I like to sit away from people on the bus. I like to either listen to music and dream up choreography I’ll never be able to replicate or I like to read books and forget about whatever stressed me out that day. I don’t like to talk to people on a loud bus. I only like talking to people (on a loud bus) if I can Facetime them at 2 am to ask one sentence questions like: What day is it tomorrow?
Here’s my secret, I actively avoid people on the bus. Yeah, everyone does this, but no-one does it better than me. I see everything and everyone. I know everyone’s build, what the back of their head looks like, how their muscles move when they walk. I could spot you a mile away if my glasses are on; which they always are. I know when you come on to the bus and I know if you looked me right in the eye (and recognised me) before you sat down. I see all of these things from my very advantageous seat at the back of the noisy bus and I choose to ignore it.
I choose to ignore you.
I need you to understand something. I have a heart that’s heavier than my head and that’s saying something. I usually commit to being a giving person, I do that 96% of the time. The only times I don’t give anything are when I’m on the bus, when I’m walking down a hallway or sidewalk, when I’m eating some good food, when I’m about to sleep or do something I find categorically more important than you. I am not going to say hi to you on the bus. If I wanted to, I would have already been deep in conversation with you. If I did, there’s an 85% chance I felt forced to.
The smile under my mask that you can’t see is fake. Entiendes?

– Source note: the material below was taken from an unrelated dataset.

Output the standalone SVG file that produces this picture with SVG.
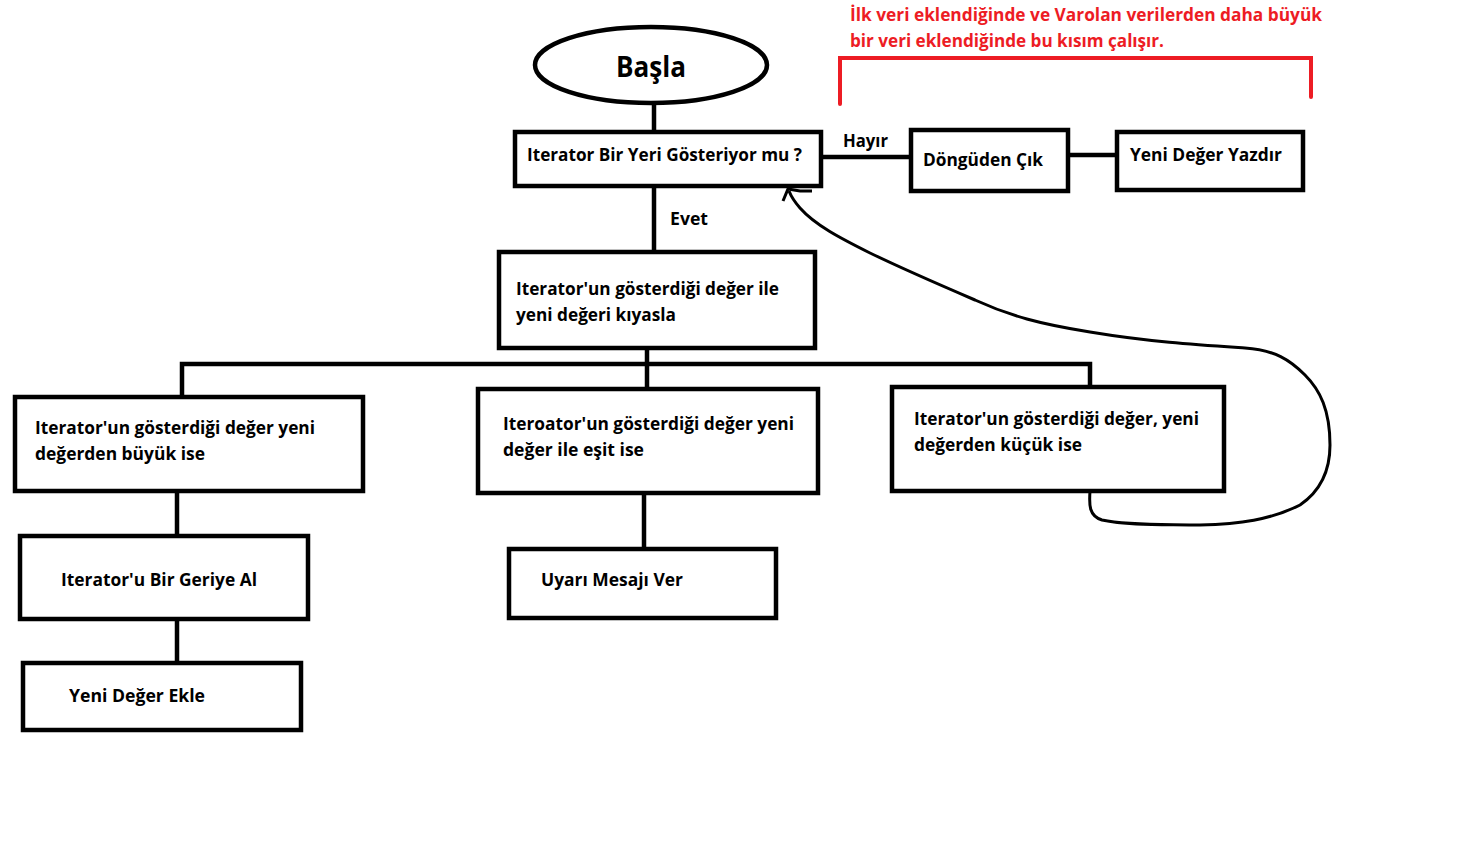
<svg xmlns="http://www.w3.org/2000/svg" width="1476" height="862" viewBox="0 0 1476 862">
<style>
.box{fill:#fff;stroke:#000;stroke-width:4.5}
.ln{fill:none;stroke:#000;stroke-width:4.5}
.t{font-family:"Open Sans","Noto Sans","Liberation Sans",sans-serif;font-weight:700;font-size:18px;fill:#000}
.r{font-family:"Open Sans","Noto Sans","Liberation Sans",sans-serif;font-weight:700;font-size:18px;fill:#ed1c24}
</style>
<rect width="1476" height="862" fill="#fff"/>
<g id="connectors">
<path class="ln" d="M654 103V132"/>
<path class="ln" d="M821 157H911"/>
<path class="ln" d="M1068 155H1117"/>
<path class="ln" d="M654 186V252"/>
<path class="ln" d="M647 348V389"/>
<path class="ln" d="M182 397V364H1090V387"/>
<path class="ln" d="M177 491V536"/>
<path class="ln" d="M177 619V663"/>
<path class="ln" d="M644 493V549"/>
<path fill="none" stroke="#000" stroke-width="3" stroke-linejoin="round" d="M1090 491C1089 505 1089 516 1102 520C1130 526 1170 524 1200 525C1240 524 1270 520 1300 505C1322 490 1330 470 1330 445C1330 410 1320 390 1305 375C1290 360 1275 350 1245 348C1200 345 1150 342 1090 332C1040 324 1010 316 975 300C940 285 905 270 870 253C840 238 815 225 800 208C793 200 791 196 789 191"/>
<path fill="none" stroke="#000" stroke-width="3" d="M783 201L788 189L800 191L812 191"/>
<text class="t" x="843" y="147" textLength="45" lengthAdjust="spacingAndGlyphs">Hayır</text>
<text class="t" x="670" y="225" textLength="38" lengthAdjust="spacingAndGlyphs">Evet</text>
</g>
<g id="note">
<path fill="none" stroke="#ed1c24" stroke-width="4" stroke-linecap="round" d="M840 104V58H1311V97"/>
<text class="r" x="850" y="21" textLength="472" lengthAdjust="spacingAndGlyphs">İlk veri eklendiğinde ve Varolan verilerden daha büyük</text>
<text class="r" x="850" y="47" textLength="314" lengthAdjust="spacingAndGlyphs">bir veri eklendiğinde bu kısım çalışır.</text>
</g>
<g id="basla">
<ellipse class="box" cx="651" cy="65" rx="116" ry="38"/>
<text class="t" x="616" y="77" font-size="28" textLength="70" lengthAdjust="spacingAndGlyphs" style="font-size:28px">Başla</text>
</g>
<g id="kontrol">
<rect class="box" x="515" y="132" width="306" height="54"/>
<text class="t" x="527" y="161" textLength="275" lengthAdjust="spacingAndGlyphs">Iterator Bir Yeri Gösteriyor mu ?</text>
</g>
<g id="dongu">
<rect class="box" x="911" y="130" width="157" height="61"/>
<text class="t" x="923" y="166" textLength="120" lengthAdjust="spacingAndGlyphs">Döngüden Çık</text>
</g>
<g id="yazdir">
<rect class="box" x="1117" y="132" width="186" height="58"/>
<text class="t" x="1130" y="161" textLength="152" lengthAdjust="spacingAndGlyphs">Yeni Değer Yazdır</text>
</g>
<g id="kiyasla">
<rect class="box" x="499" y="252" width="316" height="96"/>
<text class="t" x="516" y="295" textLength="263" lengthAdjust="spacingAndGlyphs">Iterator'un gösterdiği değer ile</text>
<text class="t" x="516" y="321" textLength="160" lengthAdjust="spacingAndGlyphs">yeni değeri kıyasla</text>
</g>
<g id="buyuk">
<rect class="box" x="15" y="397" width="348" height="94"/>
<text class="t" x="35" y="434" textLength="280" lengthAdjust="spacingAndGlyphs">Iterator'un gösterdiği değer yeni</text>
<text class="t" x="35" y="460" textLength="170" lengthAdjust="spacingAndGlyphs">değerden büyük ise</text>
</g>
<g id="esit">
<rect class="box" x="478" y="389" width="340" height="104"/>
<text class="t" x="503" y="430" textLength="291" lengthAdjust="spacingAndGlyphs">Iteroator'un gösterdiği değer yeni</text>
<text class="t" x="503" y="456" textLength="141" lengthAdjust="spacingAndGlyphs">değer ile eşit ise</text>
</g>
<g id="kucuk">
<rect class="box" x="892" y="387" width="332" height="104"/>
<text class="t" x="914" y="425" textLength="285" lengthAdjust="spacingAndGlyphs">Iterator'un gösterdiği değer, yeni</text>
<text class="t" x="914" y="451" textLength="168" lengthAdjust="spacingAndGlyphs">değerden küçük ise</text>
</g>
<g id="geriye">
<rect class="box" x="20" y="536" width="288" height="83"/>
<text class="t" x="61" y="586" textLength="196" lengthAdjust="spacingAndGlyphs">Iterator'u Bir Geriye Al</text>
</g>
<g id="ekle">
<rect class="box" x="23" y="663" width="278" height="67"/>
<text class="t" x="69" y="702" textLength="136" lengthAdjust="spacingAndGlyphs">Yeni Değer Ekle</text>
</g>
<g id="uyari">
<rect class="box" x="509" y="549" width="267" height="69"/>
<text class="t" x="541" y="586" textLength="142" lengthAdjust="spacingAndGlyphs">Uyarı Mesajı Ver</text>
</g>
</svg>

So when I’m forced to have THREE UNSOLICITED CONVERSATIONS. ON. THE. BUS. In one day, I’m going to feel very emotionally exhausted in between. I’m also not going to recount it very fondly or respectfully. 2 out of the 3 encounters were grown-ass boring men talking to me about things I had heard before; yes I don’t speak Igbo… yes it’s a shame… yes my hair is long and red… yes it took me four days to get it done…
It was the first of these encounters that gives me a reason to write this. Here is something that Midwesterners need to know.
I am an international student but my world isn’t smaller than yours. It’s not oppressive, it’s not minimal. It’s not mediocre and it’s not bland. I am not impressed by you or your country. I do not need you to teach me anything, I am paying $40,000 a year to learn it already.
I am also not speaking for other International students, but I think it’s important to let you know that I am aware that when I say I’m from Nigeria, I am immediately like Alice when she drinks that stupid little drink and shrinks down to the size of a doll. So I want to use this space, my little corner of the internet to let you know that I am not tiny or dainty, I don’t need to be shown the wonders of the world. Everything you are explaining to me I know already, I’m nodding and waiting for you to shut up so I can go back to my book.
I am an international student and because of that my world is so big. I have to stay informed merely as a survival technique. I have also been lucky enough to be exposed to minute corners of the world and dropped into vast, bubbling spaces.
And this may not mean much to you as you explain obvious social cues to me but I only ask, as you interrupt my peace of mind, tell me something I don’t know.